The Board is to decide what action to take on Iran’s breaches of the Nuclear Non-Proliferation Treaty (NPT), of which it is a signatory, including its failure to report efforts to enrich uranium. In cases of serious violations the IAEA can refer the matter to the UN Security Council, which could impose sanctions, but Mr. ElBaradei indicated that he favoured diplomacy.
“The report before you is factual and comprehensive,” he said. “It is intended to enable the Board to exercise its responsibilities, prerogatives and options. I trust that in doing so you will continue to foster the joint efforts of Member States and the Secretariat to do their utmost to ensure full respect for non-proliferation obligations, primarily through verification and diplomacy. In the case of Iran, we have made a good start, but we need to stay the course.”
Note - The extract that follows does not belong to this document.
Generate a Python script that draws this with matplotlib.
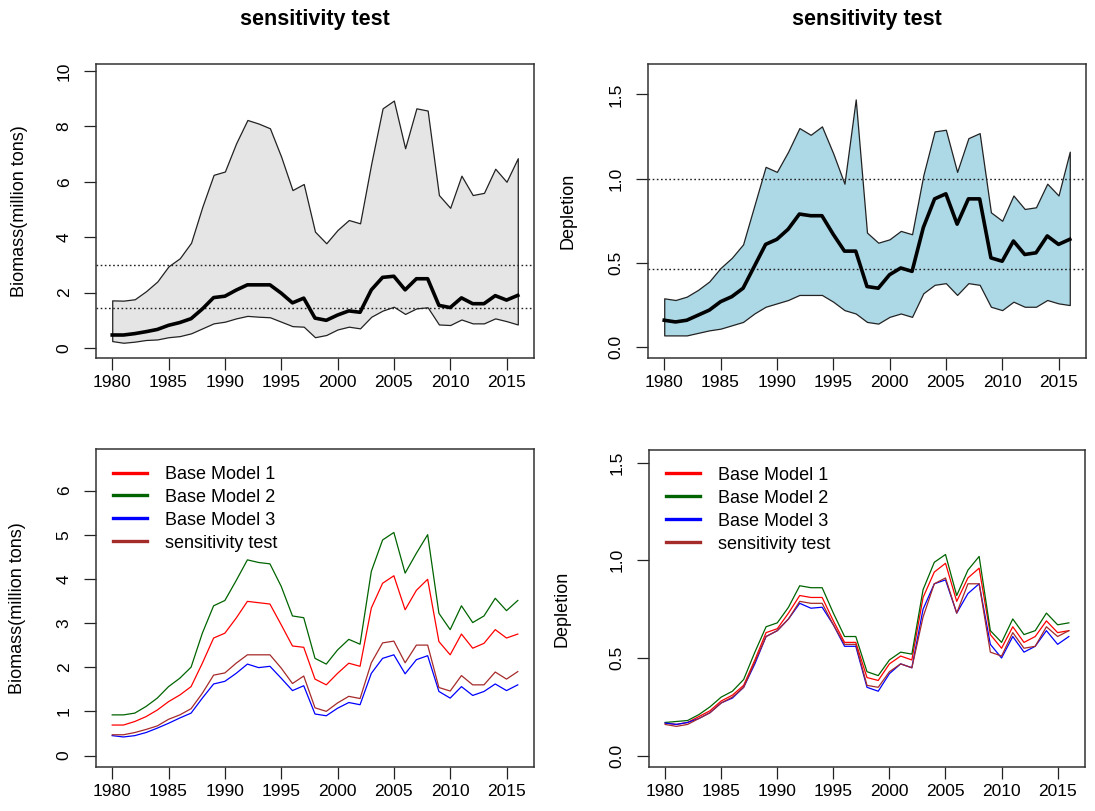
import numpy as np
import matplotlib
matplotlib.use("Agg")
import matplotlib.pyplot as plt

plt.rcParams['font.family'] = ['Liberation Sans', 'DejaVu Sans']

years = list(range(1980, 2017))

# top panels: range and median of the sensitivity test
bio_upper = [1.72, 1.71, 1.76, 2.05, 2.40, 2.95, 3.24, 3.80, 5.10, 6.25, 6.37, 7.39, 8.23, 8.10, 7.93, 6.90, 5.70, 5.92, 4.20, 3.78,
             4.26, 4.62, 4.50, 6.67, 8.65, 8.93, 7.21, 8.65, 8.57, 5.52, 5.06, 6.22, 5.52, 5.60, 6.47, 6.00, 6.85]
bio_med = [0.47, 0.47, 0.52, 0.59, 0.67, 0.82, 0.92, 1.06, 1.41, 1.82, 1.87, 2.09, 2.28, 2.28, 2.28, 1.98, 1.63, 1.80, 1.08, 1.00,
           1.19, 1.34, 1.29, 2.10, 2.55, 2.59, 2.10, 2.50, 2.50, 1.54, 1.46, 1.81, 1.60, 1.60, 1.89, 1.73, 1.90]
bio_low = [0.25, 0.19, 0.23, 0.29, 0.31, 0.39, 0.43, 0.53, 0.71, 0.89, 0.95, 1.07, 1.16, 1.13, 1.11, 0.95, 0.79, 0.77, 0.39, 0.47,
           0.67, 0.77, 0.71, 1.13, 1.35, 1.49, 1.23, 1.43, 1.47, 0.85, 0.83, 1.03, 0.89, 0.89, 1.07, 0.97, 0.85]
bio_ref = [3.0, 1.43]

dep_upper = [0.29, 0.28, 0.30, 0.34, 0.39, 0.47, 0.53, 0.61, 0.84, 1.07, 1.04, 1.16, 1.30, 1.26, 1.31, 1.15, 0.97, 1.47, 0.68, 0.62,
             0.64, 0.69, 0.67, 1.02, 1.28, 1.29, 1.04, 1.24, 1.27, 0.80, 0.75, 0.90, 0.82, 0.83, 0.97, 0.90, 1.16]
dep_med = [0.16, 0.15, 0.16, 0.19, 0.22, 0.27, 0.30, 0.35, 0.48, 0.61, 0.64, 0.70, 0.79, 0.78, 0.78, 0.67, 0.57, 0.57, 0.36, 0.35,
           0.43, 0.47, 0.45, 0.71, 0.88, 0.91, 0.73, 0.88, 0.88, 0.53, 0.51, 0.63, 0.55, 0.56, 0.66, 0.61, 0.64]
dep_low = [0.07, 0.07, 0.07, 0.085, 0.10, 0.11, 0.13, 0.15, 0.20, 0.24, 0.26, 0.28, 0.31, 0.31, 0.31, 0.27, 0.22, 0.20, 0.15, 0.14,
           0.18, 0.20, 0.18, 0.32, 0.37, 0.38, 0.31, 0.38, 0.37, 0.24, 0.22, 0.27, 0.24, 0.24, 0.28, 0.26, 0.25]
dep_ref = [1.0, 0.464]

# bottom panels: base models
bio_m1 = [0.69, 0.69, 0.77, 0.88, 1.03, 1.22, 1.37, 1.56, 2.09, 2.66, 2.77, 3.11, 3.49, 3.46, 3.43, 2.96, 2.48, 2.45, 1.73, 1.60,
          1.86, 2.09, 2.02, 3.34, 3.90, 4.07, 3.30, 3.74, 3.99, 2.58, 2.28, 2.75, 2.43, 2.54, 2.85, 2.66, 2.75]
bio_m2 = [0.92, 0.92, 0.96, 1.11, 1.30, 1.56, 1.75, 2.00, 2.77, 3.39, 3.51, 3.96, 4.43, 4.37, 4.34, 3.83, 3.16, 3.12, 2.20, 2.07,
          2.39, 2.63, 2.52, 4.17, 4.88, 5.05, 4.13, 4.58, 5.00, 3.22, 2.85, 3.39, 3.01, 3.16, 3.56, 3.28, 3.51]
bio_m3 = [0.45, 0.42, 0.45, 0.52, 0.62, 0.73, 0.85, 0.96, 1.30, 1.62, 1.68, 1.86, 2.07, 1.99, 2.02, 1.75, 1.47, 1.58, 0.94, 0.90,
          1.07, 1.20, 1.15, 1.86, 2.20, 2.28, 1.85, 2.17, 2.26, 1.45, 1.30, 1.56, 1.36, 1.45, 1.62, 1.47, 1.60]

dep_m1 = [0.167, 0.16, 0.17, 0.20, 0.23, 0.28, 0.31, 0.36, 0.49, 0.63, 0.65, 0.73, 0.82, 0.81, 0.81, 0.69, 0.58, 0.58, 0.40, 0.385,
          0.47, 0.51, 0.49, 0.81, 0.94, 0.985, 0.79, 0.91, 0.96, 0.62, 0.55, 0.66, 0.58, 0.61, 0.69, 0.63, 0.64]
dep_m2 = [0.17, 0.175, 0.18, 0.21, 0.25, 0.30, 0.33, 0.39, 0.53, 0.66, 0.68, 0.76, 0.87, 0.86, 0.86, 0.73, 0.61, 0.61, 0.43, 0.41,
          0.49, 0.53, 0.52, 0.85, 0.99, 1.03, 0.82, 0.95, 1.02, 0.64, 0.58, 0.70, 0.62, 0.64, 0.73, 0.67, 0.68]
dep_m3 = [0.167, 0.16, 0.17, 0.19, 0.22, 0.27, 0.295, 0.35, 0.47, 0.61, 0.64, 0.70, 0.78, 0.755, 0.76, 0.67, 0.56, 0.56, 0.35, 0.33,
          0.42, 0.47, 0.45, 0.75, 0.88, 0.90, 0.73, 0.83, 0.88, 0.57, 0.50, 0.61, 0.53, 0.56, 0.64, 0.57, 0.61]

labels = ["Base Model 1", "Base Model 2", "Base Model 3", "sensitivity test"]
colors = ["#ff0000", "#006400", "#0000ff", "#a52a2a"]


def style(ax, ylim, yticks, ylabels, ylab, labx):
    ax.set_xlim(1978.56, 2017.44)
    ax.set_ylim(*ylim)
    ax.set_xticks(range(1980, 2016, 5))
    ax.set_yticks(yticks)
    ax.set_yticklabels(ylabels, rotation=90, va="center")
    ax.tick_params(direction="out", length=8.5, width=0.9, labelsize=12.5, color="#222222")
    ax.tick_params(axis="x", pad=4)
    ax.tick_params(axis="y", pad=9)
    for s in ax.spines.values():
        s.set_linewidth(1.1)
        s.set_color("#333333")
    ax.set_ylabel(ylab, fontsize=13)
    ax.yaxis.set_label_coords(labx, 0.5)


fig = plt.figure(figsize=(10.95, 8.11), dpi=100)
W, H = 1095, 811


def axes_px(l, t, r, b):
    return fig.add_axes([l / W, 1 - b / H, (r - l) / W, (b - t) / H])


ax1 = axes_px(96, 64, 534, 358)
ax2 = axes_px(648, 64, 1086, 358)
ax3 = axes_px(96, 449, 534, 767)
ax4 = axes_px(649, 450, 1085, 767)

# top left
ax1.fill_between(years, bio_low, bio_upper, facecolor="#e5e5e5", edgecolor="#222222", linewidth=0.9)
for h in bio_ref:
    ax1.axhline(h, color="#222222", linestyle=(0, (1.2, 1.8)), linewidth=1)
ax1.plot(years, bio_med, color="black", linewidth=2.6)
style(ax1, (-0.36, 10.25), [0, 2, 4, 6, 8, 10], ["0", "2", "4", "6", "8", "10"], "Biomass(million tons)", -0.156)

# top right
ax2.fill_between(years, dep_low, dep_upper, facecolor="#add8e6", edgecolor="#222222", linewidth=0.9)
for h in dep_ref:
    ax2.axhline(h, color="#222222", linestyle=(0, (1.2, 1.8)), linewidth=1)
ax2.plot(years, dep_med, color="black", linewidth=2.6)
style(ax2, (-0.064, 1.68), [0, 0.5, 1.0, 1.5], ["0.0", "0.5", "1.0", "1.5"], "Depletion", -0.163)

# bottom left
for series, c, lab in zip([bio_m1, bio_m2, bio_m3, bio_med], colors, labels):
    ax3.plot(years, series, color=c, linewidth=0.9, label=lab)
style(ax3, (-0.26, 6.94), [0, 1, 2, 3, 4, 5, 6], ["0", "1", "2", "3", "4", "5", "6"], "Biomass(million tons)", -0.159)

# bottom right
for series, c, lab in zip([dep_m1, dep_m2, dep_m3, dep_med], colors, labels):
    ax4.plot(years, series, color=c, linewidth=0.9, label=lab)
style(ax4, (-0.058, 1.565), [0, 0.5, 1.0, 1.5], ["0.0", "0.5", "1.0", "1.5"], "Depletion", -0.18)

for ax in (ax3, ax4):
    leg = ax.legend(loc="upper left", bbox_to_anchor=(0.038, 0.947), frameon=False, fontsize=13,
                    handlelength=1.9, handletextpad=1.0, labelspacing=0.33, borderpad=0, borderaxespad=0)
    for line in leg.get_lines():
        line.set_linewidth(2.4)

for ax in (ax1, ax2):
    bb = ax.get_position()
    fig.text((bb.x0 + bb.x1) / 2, 1 - 20 / H, "sensitivity test", ha="center", va="center",
             fontsize=15.5, fontweight="bold")

fig.savefig("out.png", dpi=100)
Noting that the IAEA now knew much more about Iran’s programme than ever before, Mr. ElBaradei said: “Our efforts to verify the programme, however, have also revealed a deliberate counter-effort, that spanned many years, to conceal material, facilities and activities that were required to have been declared under the safeguards agreement – material, facilities and activities that covered the entire spectrum of the nuclear fuel cycle, including experiments in enrichment and reprocessing.
“This has inevitably resulted in many breaches and failures on the part of Iran to comply with its obligations under its safeguards agreement. I am pleased to note that corrective actions have already been taken or are being taken. However, these breaches and failures are, of themselves, a matter of deep concern, and run counter to both the letter and the spirit of the safeguards agreement,” he added.
Mr. ElBaradei noted a new spirit of “active cooperation and openness” on the part of Iran over the past month and that it “has assured us that it has now committed itself to a policy of full disclosure.” He also noted that Tehran recently acceded to demands to sign an additional protocol allowing enhanced, unannounced and on-the-spot inspections and to suspend all uranium enrichment-related and reprocessing activities.
But he added: “Our work in Iran is very much a work in progress, and one of the urgent tasks ahead of us is to verify the origin of the high enriched uranium particles found at a number of locations in Iran. This will require, as stated in the report, full co-operation by a number of States from which certain equipment and components originated.”
On the Democratic People's Republic of Korea (DPRK), which withdrew from the NPT last December, Mr. ElBaradei said the situation “continues to pose a serious and immediate challenge to the nuclear non-proliferation regime.” Because of the resulting withdrawal of IAEA officials he said he could not provide any assurance about the non-diversion of nuclear material.
He said he had continued to emphasize the need for a comprehensive settlement of the Korean crisis again through a combination of verification and diplomacy, “and it is my hope that the six-party talks will lead to such a settlement.”
“I have also continued to urge that any future settlement ensure, inter alia, the return of the DPRK to the nuclear non-proliferation regime, and provide the Agency with the authority necessary for it to provide credible, comprehensive assurances regarding the nature of the nuclear programme in the DPRK,” he added.